Only registered users can comment.

  1. Could you do a Hidden Meaning video to some of Shyamalan's other works? My personal requests being his most 2 most famous works 'Unbreakable' and 'The Sixth Sense', and the criminally underrated 'The Village'?

  2. 1. Garrex and Karen got divorced?!
    2. I found it strange that a personality created to protect from childhood trauma could be a child (teen) predator. Seems like an existential oxymoron.
    3. I still don't get the ending

  3. I'm sure there's some symbolism to do with animals like how the ending was in a zoo with caged animals. It's probably seen as a separation between Casey and everyone else? Or her hunting abilities are seen as a mastery over things that are below her.

  4. That would be such a twist in real life if m. Night has a twin brother who pretends to be a director and made all those terrible movies.

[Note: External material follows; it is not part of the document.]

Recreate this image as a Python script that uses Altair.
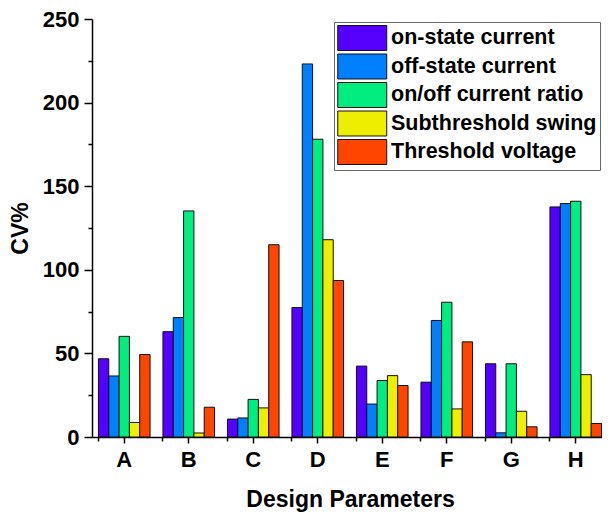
import altair as alt
import pandas as pd

designs = ["A", "B", "C", "D", "E", "F", "G", "H"]
params = ["on-state current", "off-state current", "on/off current ratio",
          "Subthreshold swing", "Threshold voltage"]
colors = ["#5500FF", "#0080FF", "#00EE80", "#EEEE00", "#FF4500"]

on_state = [46.8, 63.0, 10.7, 77.4, 42.4, 32.8, 43.8, 137.6]
off_state = [36.5, 71.4, 11.4, 223.1, 19.7, 69.7, 2.5, 139.6]
on_off = [60.2, 135.2, 22.5, 178.1, 33.8, 80.6, 43.8, 141.0]
ss = [8.7, 2.4, 17.4, 118.0, 36.7, 16.8, 15.4, 37.3]
vth = [49.3, 17.8, 115.0, 93.6, 30.8, 56.9, 6.1, 8.1]

series = [on_state, off_state, on_off, ss, vth]
rows = []
for p, vals in zip(params, series):
    for d, v in zip(designs, vals):
        rows.append({"Design": d, "Parameter": p, "CV": v})
df = pd.DataFrame(rows)

FONT = "Liberation Sans"

x_scale = alt.Scale(domain=designs, paddingInner=0.2, paddingOuter=0.1, range=[0, 516])
y_scale = alt.Scale(domain=[0, 250], nice=False)

bars = alt.Chart(df).mark_bar(stroke="#111111", strokeWidth=1).encode(
    x=alt.X("Design:N", scale=x_scale, sort=designs,
            axis=alt.Axis(title="Design Parameters", labelAngle=0, tickSize=6,
                          labelPadding=6, titlePadding=18, domainColor="black",
                          tickColor="black", domainWidth=1.5, tickWidth=1.5,
                          labelFont=FONT, labelFontSize=22, labelFontWeight="bold",
                          labelColor="black", titleFont=FONT, titleFontSize=23,
                          titleFontWeight="bold", titleColor="black")),
    xOffset=alt.XOffset("Parameter:N", sort=params),
    y=alt.Y("CV:Q", scale=y_scale,
            axis=alt.Axis(title="CV%", values=[0, 50, 100, 150, 200, 250], tickSize=8,
                          labelPadding=5, titlePadding=10, grid=False,
                          domainColor="black", tickColor="black",
                          domainWidth=1.5, tickWidth=1.5,
                          labelFont=FONT, labelFontSize=22, labelFontWeight="bold",
                          labelColor="black", titleFont=FONT, titleFontSize=23,
                          titleFontWeight="bold", titleColor="black")),
    color=alt.Color("Parameter:N", sort=params,
                    scale=alt.Scale(domain=params, range=colors),
                    legend=alt.Legend(title=None, orient="none", legendX=242, legendY=3,
                                      symbolType="M-1,-1.02H3V1.02H-1Z",
                                      symbolSize=600, symbolStrokeColor="#111111",
                                      symbolStrokeWidth=1, symbolOpacity=1,
                                      labelFontSize=21.5, labelFont=FONT,
                                      labelFontWeight="bold", labelColor="black",
                                      labelOffset=28, rowPadding=-1.5, padding=3,
                                      strokeColor="#666666", fillColor="white",
                                      labelLimit=400)),
)

minor_df = pd.DataFrame({"Design": designs, "CV": [0] * len(designs)})
minor = alt.Chart(minor_df).mark_bar(opacity=0).encode(
    x=alt.X("Design:N", scale=x_scale, sort=designs,
            axis=alt.Axis(title=None, labels=False, domain=False, tickSize=4,
                          bandPosition=0, orient="bottom", tickColor="black",
                          tickWidth=1.5)),
    y=alt.Y("CV:Q", scale=y_scale,
            axis=alt.Axis(title=None, labels=False, domain=False, tickSize=4,
                          values=[25, 75, 125, 175, 225], orient="left", grid=False,
                          tickColor="black", tickWidth=1.5)),
)

chart = alt.layer(bars, minor).resolve_axis(x="independent", y="independent").properties(
    width=510, height=418,
    autosize=alt.AutoSizeParams(type="none"),
    padding={"left": 84, "top": 11, "right": 0, "bottom": 79},
    background="white",
).configure_view(stroke=None)

chart.save("out.html", embed_options={"renderer": "svg", "actions": False})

  5. The problem I have with this movie is that how would the Beast know anyone is un-pure? Like there are tons of people who have diseases, been sexually abused, mental illnesses, etc with no physical evidence??? Like fuck outta here M. Night.

  6. i just don't agree with you coparing the "beast"-a personnality that immerges as a reaction to childhood trauma and abuse-to the abusive uncle of casey ! the movie actually suggests that casey and kevin are the "same" , mindless the diffrent aspects of their evolution, and due to that realisation casey is finally ready to face up to her abuser

  7. Dear Jared from wisecrack, PLEASE do a philosophy of Unbreakable. Please make it in depth. I never get what I want. Please surprise me.

  8. "…the human psyche, a delicate and ultimately pointless mutation." – omfg i was laughing so hard to the point of having tears.

  9. 4:18 For a channel who is at times critical, acerbic and prides itself on originality and criticizes anyone in the film industry who is not, plagiarism should be at the bottom of their list, yet it's not. "Take my wife, for example. No, please, take her" is an old joke by the late Rodney Dangerfield. Should have at least included a reference to Rod, even as a joke, you witty, clever little cunts.

  10. One of the shittiest directors of all time, really? Come on wisecrack Shyamalan is one of the greatest directors ever. However, I'm sure there is no one true great.

  11. Unforgiven. Eastwood, God, and Mississippi Burning. King Arthur’s last stand.

    Magnificent Seven…..

    I mean…..

    Seven Samurai. Ran. Yojimbo. How could your vault lack Kurosawa?